The line containing "plt.rcParams['font.family'] = ['Liberation" marks the end: extract everything from the first line of the data through that line, exactly, with no pictures.
+++ STORED DATA +++
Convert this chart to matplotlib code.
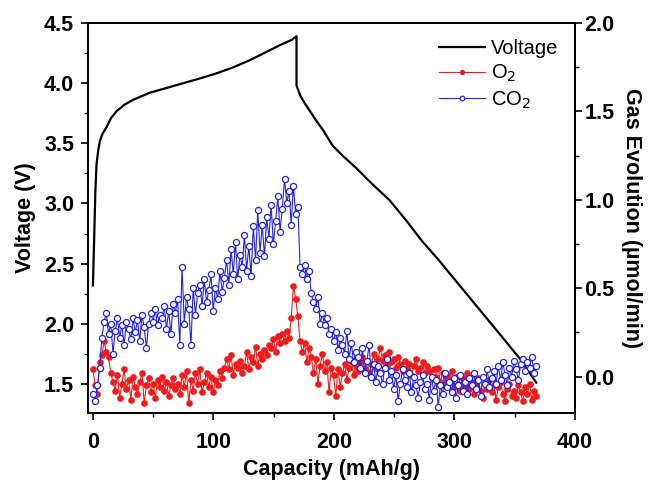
import numpy as np
import matplotlib
matplotlib.use("Agg")
import matplotlib.pyplot as plt
from matplotlib.ticker import MultipleLocator

plt.rcParams['font.family'] = ['Liberation Sans', 'DejaVu Sans']

# Voltage profile (capacity mAh/g, voltage V)
volt_cap = [0.0, 1.0, 2.0, 3.0, 4.5, 5.8, 8, 11.6, 15, 19.9, 26, 33, 40, 47, 61, 75, 89,
            102, 116, 130, 144, 156, 165, 169, 169, 172, 176, 180, 186, 191, 199, 208,
            218, 232, 246, 260, 273, 287, 301, 315, 329, 343, 356, 362, 368]
volt_val = [2.32, 2.70, 3.10, 3.33, 3.45, 3.52, 3.58, 3.64, 3.71, 3.77, 3.82, 3.86, 3.89,
            3.92, 3.96, 4.00, 4.04, 4.08, 4.13, 4.19, 4.26, 4.32, 4.36, 4.39, 3.98, 3.90,
            3.83, 3.77, 3.68, 3.61, 3.48, 3.39, 3.30, 3.16, 3.03, 2.86, 2.69, 2.53, 2.36,
            2.19, 2.02, 1.85, 1.69, 1.60, 1.51]

# Gas evolution (umol/min), sampled evenly from 0 to 368 mAh/g
gas_cap = np.linspace(0, 368, 200)

co2 = [
    -0.10, -0.14, -0.05, 0.05, 0.22, 0.31, 0.36, 0.24, 0.30, 0.13,
    0.26, 0.33, 0.22, 0.29, 0.18, 0.31, 0.27, 0.21, 0.33, 0.25,
    0.32, 0.20, 0.35, 0.28, 0.16, 0.30, 0.36, 0.31, 0.38, 0.29,
    0.35, 0.33, 0.40, 0.27, 0.37, 0.24, 0.41, 0.36, 0.44, 0.18,
    0.62, 0.30, 0.45, 0.38, 0.18, 0.50, 0.35, 0.47, 0.52, 0.40,
    0.55, 0.42, 0.49, 0.58, 0.37, 0.50, 0.44, 0.60, 0.48, 0.56,
    0.66, 0.52, 0.72, 0.58, 0.76, 0.55, 0.69, 0.62, 0.80, 0.60,
    0.74, 0.57, 0.85, 0.66, 0.94, 0.70, 0.86, 0.68, 0.90, 0.78,
    0.97, 0.75, 0.88, 1.02, 0.82, 0.95, 1.12, 0.98, 1.05, 0.86,
    1.08, 0.92, 0.96, 0.62, 0.58, 0.63, 0.55, 0.60, 0.47, 0.42,
    0.38, 0.45, 0.30, 0.36, 0.29, 0.33, 0.24, 0.27, 0.20, 0.25,
    0.15, 0.22, 0.18, 0.13, 0.26, 0.10, 0.19, 0.08, 0.14, 0.11,
    0.05, 0.16, 0.02, 0.09, 0.18, 0.00, 0.07, -0.03, 0.06, 0.02,
    -0.04, 0.05, 0.10, -0.02, 0.03, -0.07, 0.01, -0.14, -0.04, 0.04,
    -0.02, -0.06, 0.02, -0.09, 0.00, -0.05, -0.12, -0.03, 0.01, -0.07,
    -0.04, -0.13, 0.00, -0.08, -0.02, -0.17, -0.05, -0.10, 0.02, -0.06,
    -0.03, -0.09, -0.01, -0.12, -0.05, 0.01, -0.08, -0.03, -0.10, -0.01,
    -0.05, 0.02, -0.07, -0.02, -0.11, 0.00, -0.04, 0.04, -0.06, -0.01,
    0.03, -0.04, 0.06, -0.02, 0.08, 0.01, -0.05, 0.05, 0.00, 0.09,
    0.04, -0.02, 0.07, 0.10, 0.03, 0.08, 0.05, 0.11, 0.02, 0.06,
]

o2 = [
    0.04, -0.05, -0.10, 0.08, 0.12, 0.20, 0.14, 0.11, 0.02, -0.03,
    -0.08, 0.01, -0.12, -0.04, 0.04, -0.07, -0.02, -0.13, 0.00, -0.06,
    -0.10, -0.03, 0.02, -0.15, -0.05, -0.01, -0.09, -0.04, -0.12, -0.02,
    -0.06, 0.00, -0.08, -0.03, -0.11, -0.05, -0.01, -0.07, -0.04, -0.10,
    0.01, -0.06, 0.03, -0.15, -0.02, -0.08, 0.02, -0.04, 0.04, -0.09,
    -0.03, 0.02, -0.06, 0.00, -0.09, -0.02, -0.05, 0.03, -0.01, 0.05,
    0.10, 0.04, 0.12, 0.01, 0.07, 0.05, 0.09, 0.02, 0.06, 0.14,
    0.04, 0.11, 0.08, 0.17, 0.06, 0.13, 0.10, 0.15, 0.12, 0.18,
    0.16, 0.21, 0.14, 0.23, 0.19, 0.24, 0.20, 0.26, 0.22, 0.33,
    0.51, 0.44, 0.34, 0.20, 0.14, 0.19, 0.08, 0.16, 0.11, 0.02,
    0.10, -0.04, 0.06, 0.13, 0.03, 0.08, -0.09, 0.05, 0.01, -0.11,
    0.04, -0.06, 0.02, 0.07, -0.02, 0.05, 0.09, 0.01, 0.06, 0.03,
    0.08, 0.11, 0.04, 0.09, 0.02, 0.07, 0.13, 0.05, 0.10, 0.16,
    0.09, 0.12, 0.06, 0.14, 0.08, 0.10, 0.05, 0.11, 0.07, 0.03,
    0.09, 0.04, 0.07, 0.01, 0.06, 0.10, 0.03, 0.05, 0.08, 0.02,
    0.06, 0.03, -0.01, 0.04, 0.00, 0.05, -0.03, 0.02, -0.05, 0.01,
    -0.02, 0.03, -0.06, 0.00, -0.04, -0.08, -0.01, -0.05, 0.02, -0.07,
    -0.03, -0.10, -0.05, -0.01, -0.08, -0.12, -0.04, -0.07, -0.02, -0.09,
    -0.05, -0.13, -0.06, -0.03, -0.10, -0.14, -0.07, -0.04, -0.11, -0.08,
    -0.12, -0.05, -0.09, -0.14, -0.06, -0.10, -0.04, -0.13, -0.08, -0.11,
]

fig = plt.figure(figsize=(6.48, 4.8), dpi=100)
ax = fig.add_axes([0.136, 0.140, 0.751, 0.812])
ax2 = ax.twinx()

lv, = ax.plot(volt_cap, volt_val, color='black', lw=1.6, label='Voltage', zorder=3)
lo, = ax2.plot(gas_cap, o2, color='#ee1c1c', lw=0.8, marker='o', ms=3.8,
               mfc='#ee1c1c', mec='#ee1c1c', label='O$_2$')
lc, = ax2.plot(gas_cap, co2, color='#2424e0', lw=0.8, marker='o', ms=4.4,
               mfc='white', mec='#2424e0', mew=0.9, label='CO$_2$')

ax.set_xlim(-4, 400)
ax.set_ylim(1.26, 4.5)
ax2.set_ylim(-0.205, 2.0)

ax.xaxis.set_major_locator(MultipleLocator(100))
ax.xaxis.set_minor_locator(MultipleLocator(50))
ax.yaxis.set_major_locator(MultipleLocator(0.5))
ax.yaxis.set_minor_locator(MultipleLocator(0.25))
ax2.yaxis.set_major_locator(MultipleLocator(0.5))
ax2.yaxis.set_minor_locator(MultipleLocator(0.25))

FS = 15.5
for a in (ax, ax2):
    for s in a.spines.values():
        s.set_linewidth(1.4)
    a.tick_params(which='major', direction='out', length=5, width=1.2, labelsize=FS)
    a.tick_params(which='minor', direction='out', length=3, width=1.0)
ax.tick_params(axis='x', which='major', pad=9)
ax.tick_params(axis='y', which='major', pad=5)
ax2.tick_params(axis='y', which='major', pad=2)
for a in (ax, ax2):
    for lab in a.get_xticklabels() + a.get_yticklabels():
        lab.set_fontweight('bold')

ax.set_xlabel('Capacity (mAh/g)', fontsize=FS, fontweight='bold', labelpad=4)
ax.set_ylabel('Voltage (V)', fontsize=FS, fontweight='bold', labelpad=6)
ax2.set_ylabel('Gas Evolution (µmol/min)', fontsize=FS, fontweight='bold',
               rotation=270, labelpad=20)

leg = ax2.legend([lv, lo, lc], ['Voltage', 'O$_2$', 'CO$_2$'], loc='upper right',
                 frameon=False, fontsize=14.5, handlelength=2.3, handletextpad=0.3,
                 labelspacing=0.25, markerscale=0.75, borderaxespad=0.4)

fig.savefig('out.png', dpi=100)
+++
RESPONSE TO THE TASK:
Convert this chart to matplotlib code.
import numpy as np
import matplotlib
matplotlib.use("Agg")
import matplotlib.pyplot as plt
from matplotlib.ticker import MultipleLocator

plt.rcParams['font.family'] = ['Liberation Sans', 'DejaVu Sans']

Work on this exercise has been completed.